PART II - CHAPTER X: MENTAL ATTITUDE
There is a theoretical and a practical side to art. The business of the
student is with the practical. Theories are not a part of his work. Before
any theoretical work is done there is the bald work of learning to see
facts justly, in their proper degree of relative importance; and how to
convey these facts visibly, so that they shall be recognizable to another
person.
The ideals of art are for the artist; not for the student. The student’s ideal should be only
to see quickly and justly, and to render directly and frankly.
Technique is a word which includes all the material and educational resources of
representation. The beginner need bother himself little with what is good and what is
bad technique. Let him study facts and their representation only. Choice of means and
materials implies a knowledge by which he can choose. The beginner can have no such
knowledge. Choice, then, is not for him; but to work quite simply with whatever comes
to hand, intent only on training the eye to see, the brain to judge, and the hand to
execute. Later, with the gaining of experience and of knowledge, for both will surely
come, the determination of what is best suited for the individual temperament or
purpose will work itself out naturally.
The student should not allow the theoretical basis of art to interfere with the
directness of his study of the material and the actual. Nevertheless, he should know the
fact that there is something back of the material and the actual, as well as in a general
way what that something is.
Because the student’s business is with the practical is no reason why he should remain
ignorant of everything else. It is important that he should think as a painter as well as
work as a painter. If he has no thought of what all this practical is for, he will get a false
idea of his craft. He will see, and think of, and believe in, nothing but the craftsmanship:
that which every good workman respects as good and necessary, but which the wise
workman knows is but the perfect means for the expression of thought.

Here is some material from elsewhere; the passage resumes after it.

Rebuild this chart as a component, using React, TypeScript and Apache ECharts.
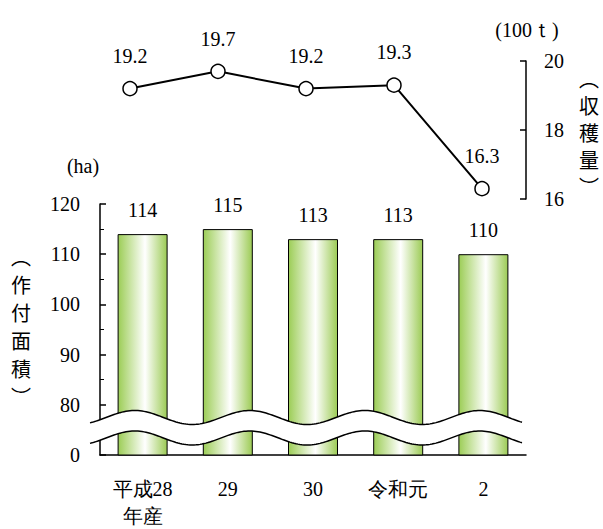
import React, { useEffect, useRef } from "react";
import * as echarts from "echarts";

const categories = ["平成28\n年産", "29", "30", "令和元", "2"];
const areaValues = [114, 115, 113, 113, 110];
const harvestValues = [19.2, 19.7, 19.2, 19.3, 16.3];
const areaAxisMin = 70; // displayed as 0 (broken axis)
const areaAxisMax = 120;
const harvestMin = 16;
const harvestMax = 20;
const leftName = ["︵", "作", "付", "面", "積", "︶"];
const rightName = ["︵", "収", "穫", "量", "︶"];

const FONT = "Liberation Serif";
const CJK = "Noto Sans CJK JP";
const FS = 20;

function wavePoints(x0: number, x1: number, cy: number, amp: number, phase0: number, period: number) {
  const pts: number[][] = [];
  for (let x = x0; x <= x1; x += 2) {
    pts.push([x, cy - amp * Math.sin((2 * Math.PI * (x - phase0)) / period)]);
  }
  return pts;
}

function verticalName(chars: string[], cx: number, y0: number, step: number) {
  return chars.map((c, i) => ({
    type: "text",
    x: cx,
    y: y0 + i * step,
    style: { text: c, fontSize: 20, fontFamily: CJK, fill: "#000", align: "center", verticalAlign: "middle" },
  }));
}

export default function App() {
  const ref = useRef<HTMLDivElement>(null);
  useEffect(() => {
    document.body.style.margin = "0";
    if (!ref.current) return;
    const chart = echarts.init(ref.current, null, { renderer: "svg" });
    const upper = wavePoints(90, 522, 417.5, 7, 106, 115);
    const lower = wavePoints(90, 522, 438, 7, 106, 115);
    const band = upper.concat(lower.slice().reverse());
    const option: any = {
      animation: false,
      backgroundColor: "#fff",
      textStyle: { fontFamily: FONT, color: "#000" },
      grid: [
        { left: 100, right: 77, top: 204, bottom: 69 },
        { left: 86, right: 77, top: 61, bottom: 330 },
      ],
      xAxis: [
        {
          type: "category",
          gridIndex: 0,
          data: categories,
          axisTick: { show: false },
          axisLine: { lineStyle: { color: "#000", width: 1.5 } },
          axisLabel: { margin: 20, fontSize: FS, lineHeight: 27, color: "#000", fontFamily: FONT },
        },
        { type: "category", gridIndex: 1, data: categories, show: false },
      ],
      yAxis: [
        {
          type: "value",
          gridIndex: 0,
          min: areaAxisMin,
          max: areaAxisMax,
          interval: 10,
          axisLine: { show: true, lineStyle: { color: "#000", width: 1.5 } },
          axisTick: { show: true, inside: true, length: 6, lineStyle: { color: "#000", width: 1.5 } },
          minorTick: { show: true, splitNumber: 2, length: 4, lineStyle: { color: "#000", width: 1 } },
          splitLine: { show: false },
          axisLabel: {
            margin: 20,
            fontSize: FS,
            color: "#000",
            fontFamily: FONT,
            formatter: (v: number) => (v === areaAxisMin ? "0" : String(v)),
          },
        },
        {
          type: "value",
          gridIndex: 1,
          position: "right",
          min: harvestMin,
          max: harvestMax,
          interval: 2,
          axisLine: { show: true, lineStyle: { color: "#000", width: 1.5 } },
          axisTick: { show: true, inside: true, length: 6, lineStyle: { color: "#000", width: 1.5 } },
          splitLine: { show: false },
          axisLabel: { margin: 18, fontSize: FS, color: "#000", fontFamily: FONT },
        },
      ],
      series: [
        {
          type: "bar",
          xAxisIndex: 0,
          yAxisIndex: 0,
          data: areaValues,
          barWidth: 50,
          itemStyle: {
            color: new echarts.graphic.LinearGradient(0, 0, 1, 0, [
              { offset: 0, color: "#9ccd56" },
              { offset: 0.55, color: "#ffffff" },
              { offset: 1, color: "#9ccb55" },
            ]),
            borderColor: "#000",
            borderWidth: 1,
          },
          label: { show: true, position: "top", distance: 14, fontSize: FS, color: "#000", fontFamily: FONT },
        },
        {
          type: "line",
          xAxisIndex: 1,
          yAxisIndex: 1,
          data: harvestValues,
          symbol: "circle",
          symbolSize: 14,
          lineStyle: { color: "#000", width: 2 },
          itemStyle: { color: "#fff", borderColor: "#000", borderWidth: 1.5 },
          label: {
            show: true,
            position: "top",
            distance: 15,
            fontSize: FS,
            color: "#000",
            fontFamily: FONT,
            formatter: (p: any) => p.value.toFixed(1),
          },
          z: 5,
        },
      ],
      graphic: [
        { type: "polygon", shape: { points: band }, style: { fill: "#fff", stroke: "none" }, z: 100 },
        { type: "polyline", shape: { points: upper }, style: { stroke: "#000", lineWidth: 1.5, fill: "none" }, z: 101 },
        { type: "polyline", shape: { points: lower }, style: { stroke: "#000", lineWidth: 1.5, fill: "none" }, z: 101 },
        {
          type: "text",
          x: 83,
          y: 166,
          style: { text: "(ha)", fontSize: FS, fontFamily: FONT, fill: "#000", align: "center", verticalAlign: "middle" },
        },
        {
          type: "text",
          x: 527,
          y: 30,
          style: { text: "(100ｔ)", fontSize: FS, fontFamily: FONT, fill: "#000", align: "center", verticalAlign: "middle" },
        },
        ...verticalName(leftName, 21, 256, 28),
        ...verticalName(rightName, 589, 78, 27),
      ],
    };
    chart.setOption(option);
    return () => chart.dispose();
  }, []);
  return <div ref={ref} style={{ width: 603, height: 529 }} />;
}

Some consideration, then, of the theoretical side of art is necessary in a book of this
kind. A number of considerations arrive at the outset, about which you must make up
your mind:
Is judgment of a picture based on individual liking?
Can you hope to paint well by file your own liking only?
Is it worth your while to try to do good work?
Can you hope to do good work at all?
You must decide these questions for yourself, but you must remember that it depends
upon how you decide whether your work will be good or bad.